1.Pursuant to the written resolutions passed by the board of directors of the Company dated and effective as of January 17, 2025, the 2019 Plan is hereby amended as follows:

 

(a)Section 5.1(b) is hereby amended by replacing the Section 5.1(b) entirely with the following:

 

(b) Time and Conditions of Exercise. The Committee shall determine the time or times at which an Option may be exercised in whole or in part, including exercise prior to vesting; provided that the term of any Option granted under the Plan shall not exceed twenty years, except as provided in Section 12.1. The Committee shall also determine any conditions, if any, that must be satisfied before all or part of an Option may be exercised.

 

(b)Section 11.2 is hereby amended by replacing the Section 11.2 entirely with the following:

 

11.2 Expiration Date. The Plan will expire on, and no Award may be granted pursuant to the Plan after, the twentieth anniversary of the Effective Date. Any Awards that are outstanding on the twentieth anniversary of the Effective Date shall remain in force according to the terms of the Plan and the applicable Award Agreement.

 

(c)Section 12.1 is hereby amended by replacing the Section 12.1 entirely with the following:

 

12.1 Amendment, Modification, and Termination.
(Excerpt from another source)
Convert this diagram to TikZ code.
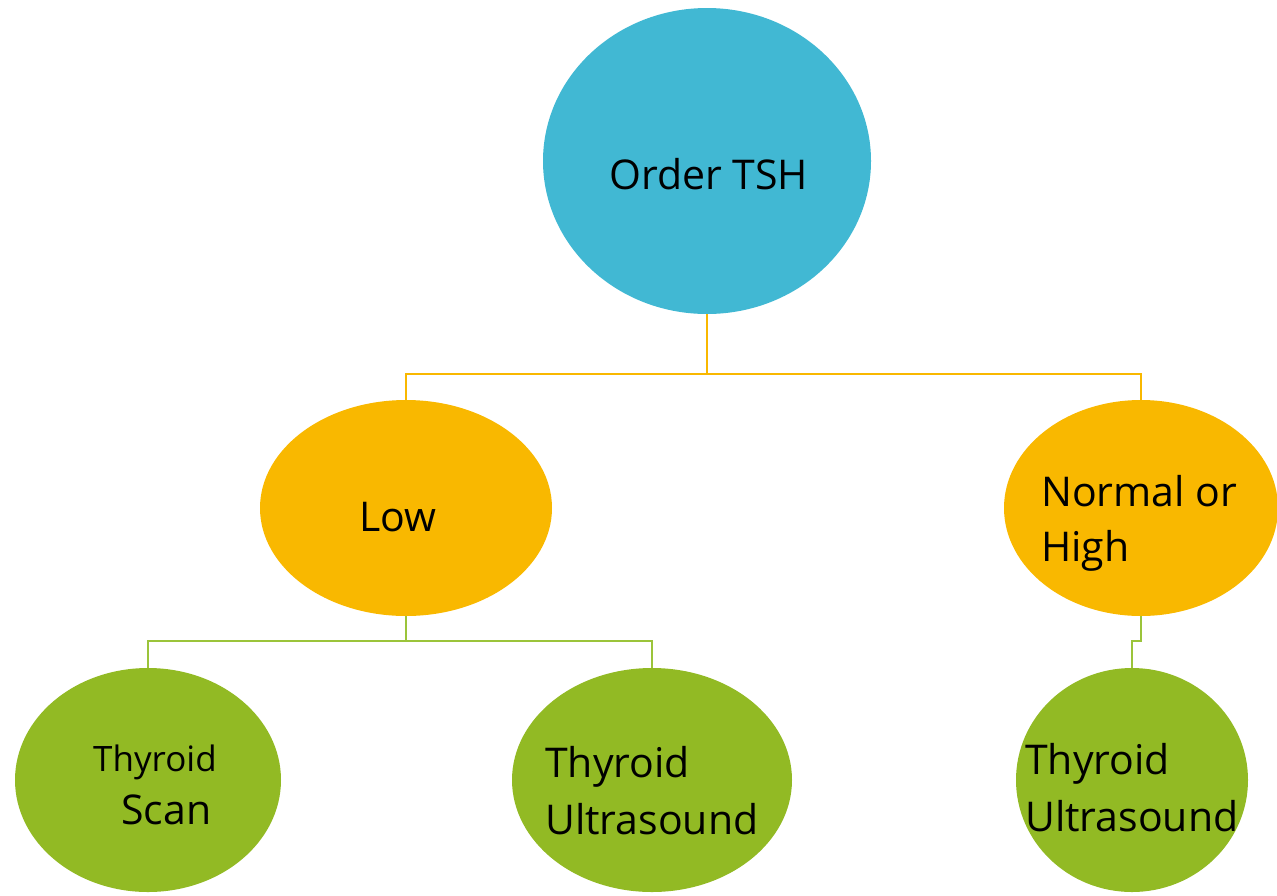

At any time and from time to time, the Board may terminate, amend or modify the Plan; provided, however, that (a) to the extent necessary and desirable to comply with Applicable Laws or stock exchange rules, the Company shall obtain shareholder approval of any Plan amendment in such a manner and to such a degree as required, unless the Company decides to follow home country practice, and (b) unless the Company decides to follow home country practice, shareholder approval is required for any amendment to the Plan that (i) increases the number of Shares available under the Plan (other than any adjustment as provided by Article 9 or Section 3.1(a)), or (ii) permits the Committee to extend the term of the Plan or the exercise period for an Option beyond twenty years from the date of grant.

 

2.Notwithstanding the foregoing, except as amended hereby, each of the provisions of the 2019 Plan shall remain in full force and effect, and this Amendment No. 1 shall not constitute a modification, acceptance or waiver of any other provision of the 2019 Plan, except as specifically provided herein.

 

3.This Amendment No. 1 shall be construed in accordance with and governed by the laws of the Cayman Islands.